The problem >>
Quote all lines below exactly. Images stay out.

--------

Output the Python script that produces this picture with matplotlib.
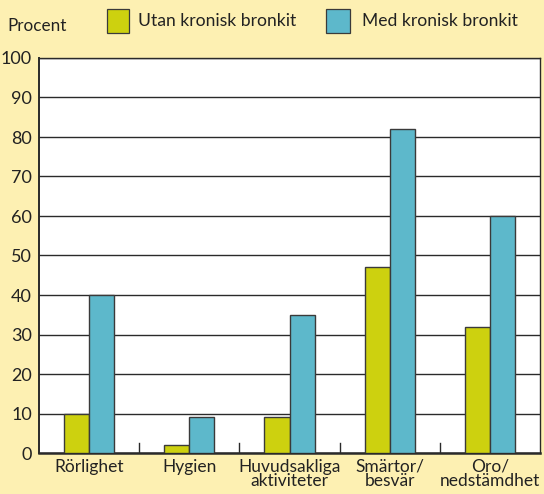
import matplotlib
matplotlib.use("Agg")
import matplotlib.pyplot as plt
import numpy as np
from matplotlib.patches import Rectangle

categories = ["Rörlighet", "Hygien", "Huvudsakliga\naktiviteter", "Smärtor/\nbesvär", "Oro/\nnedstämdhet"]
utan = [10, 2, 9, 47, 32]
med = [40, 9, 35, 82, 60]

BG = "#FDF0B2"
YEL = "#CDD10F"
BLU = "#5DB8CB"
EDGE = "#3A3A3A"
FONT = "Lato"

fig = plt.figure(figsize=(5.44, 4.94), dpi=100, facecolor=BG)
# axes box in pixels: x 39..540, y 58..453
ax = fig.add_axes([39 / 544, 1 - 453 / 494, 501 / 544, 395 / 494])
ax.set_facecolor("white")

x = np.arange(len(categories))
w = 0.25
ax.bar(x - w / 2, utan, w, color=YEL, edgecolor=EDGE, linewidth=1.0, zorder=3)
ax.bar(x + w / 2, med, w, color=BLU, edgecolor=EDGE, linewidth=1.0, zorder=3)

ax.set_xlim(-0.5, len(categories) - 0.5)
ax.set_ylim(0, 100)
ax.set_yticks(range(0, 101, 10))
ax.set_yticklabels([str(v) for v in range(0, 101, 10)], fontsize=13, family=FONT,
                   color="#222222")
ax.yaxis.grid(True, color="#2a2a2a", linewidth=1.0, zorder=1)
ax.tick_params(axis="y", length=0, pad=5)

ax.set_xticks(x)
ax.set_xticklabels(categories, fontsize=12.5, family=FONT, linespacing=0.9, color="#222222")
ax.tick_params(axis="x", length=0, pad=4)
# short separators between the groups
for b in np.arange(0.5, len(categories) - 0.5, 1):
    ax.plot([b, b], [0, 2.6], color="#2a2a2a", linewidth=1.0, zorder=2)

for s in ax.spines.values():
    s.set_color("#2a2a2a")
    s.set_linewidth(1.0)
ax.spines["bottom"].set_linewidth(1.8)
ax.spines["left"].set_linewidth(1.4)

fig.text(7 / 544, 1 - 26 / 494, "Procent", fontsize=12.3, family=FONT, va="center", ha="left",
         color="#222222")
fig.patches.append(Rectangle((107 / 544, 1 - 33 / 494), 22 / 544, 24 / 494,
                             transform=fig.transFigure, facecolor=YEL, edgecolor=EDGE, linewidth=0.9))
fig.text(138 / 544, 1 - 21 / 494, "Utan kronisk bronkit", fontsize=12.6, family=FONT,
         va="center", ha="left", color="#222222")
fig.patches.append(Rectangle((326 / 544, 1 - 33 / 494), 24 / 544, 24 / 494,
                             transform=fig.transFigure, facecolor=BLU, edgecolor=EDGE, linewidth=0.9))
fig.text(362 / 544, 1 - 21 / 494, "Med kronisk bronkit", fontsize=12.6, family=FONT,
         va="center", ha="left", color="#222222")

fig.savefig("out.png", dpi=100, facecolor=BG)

--------

Result of the exercise >>
Output the Python script that produces this picture with matplotlib.
import matplotlib
matplotlib.use("Agg")
import matplotlib.pyplot as plt
import numpy as np
from matplotlib.patches import Rectangle

categories = ["Rörlighet", "Hygien", "Huvudsakliga\naktiviteter", "Smärtor/\nbesvär", "Oro/\nnedstämdhet"]
utan = [10, 2, 9, 47, 32]
med = [40, 9, 35, 82, 60]

BG = "#FDF0B2"
YEL = "#CDD10F"
BLU = "#5DB8CB"
EDGE = "#3A3A3A"
FONT = "Lato"

fig = plt.figure(figsize=(5.44, 4.94), dpi=100, facecolor=BG)
# axes box in pixels: x 39..540, y 58..453
ax = fig.add_axes([39 / 544, 1 - 453 / 494, 501 / 544, 395 / 494])
ax.set_facecolor("white")

x = np.arange(len(categories))
w = 0.25
ax.bar(x - w / 2, utan, w, color=YEL, edgecolor=EDGE, linewidth=1.0, zorder=3)
ax.bar(x + w / 2, med, w, color=BLU, edgecolor=EDGE, linewidth=1.0, zorder=3)

ax.set_xlim(-0.5, len(categories) - 0.5)
ax.set_ylim(0, 100)
ax.set_yticks(range(0, 101, 10))
ax.set_yticklabels([str(v) for v in range(0, 101, 10)], fontsize=13, family=FONT,
                   color="#222222")
ax.yaxis.grid(True, color="#2a2a2a", linewidth=1.0, zorder=1)
ax.tick_params(axis="y", length=0, pad=5)

ax.set_xticks(x)
ax.set_xticklabels(categories, fontsize=12.5, family=FONT, linespacing=0.9, color="#222222")
ax.tick_params(axis="x", length=0, pad=4)
# short separators between the groups
for b in np.arange(0.5, len(categories) - 0.5, 1):
    ax.plot([b, b], [0, 2.6], color="#2a2a2a", linewidth=1.0, zorder=2)

for s in ax.spines.values():
    s.set_color("#2a2a2a")
    s.set_linewidth(1.0)
ax.spines["bottom"].set_linewidth(1.8)
ax.spines["left"].set_linewidth(1.4)

fig.text(7 / 544, 1 - 26 / 494, "Procent", fontsize=12.3, family=FONT, va="center", ha="left",
         color="#222222")
fig.patches.append(Rectangle((107 / 544, 1 - 33 / 494), 22 / 544, 24 / 494,
                             transform=fig.transFigure, facecolor=YEL, edgecolor=EDGE, linewidth=0.9))
fig.text(138 / 544, 1 - 21 / 494, "Utan kronisk bronkit", fontsize=12.6, family=FONT,
         va="center", ha="left", color="#222222")
fig.patches.append(Rectangle((326 / 544, 1 - 33 / 494), 24 / 544, 24 / 494,
                             transform=fig.transFigure, facecolor=BLU, edgecolor=EDGE, linewidth=0.9))
fig.text(362 / 544, 1 - 21 / 494, "Med kronisk bronkit", fontsize=12.6, family=FONT,
         va="center", ha="left", color="#222222")

fig.savefig("out.png", dpi=100, facecolor=BG)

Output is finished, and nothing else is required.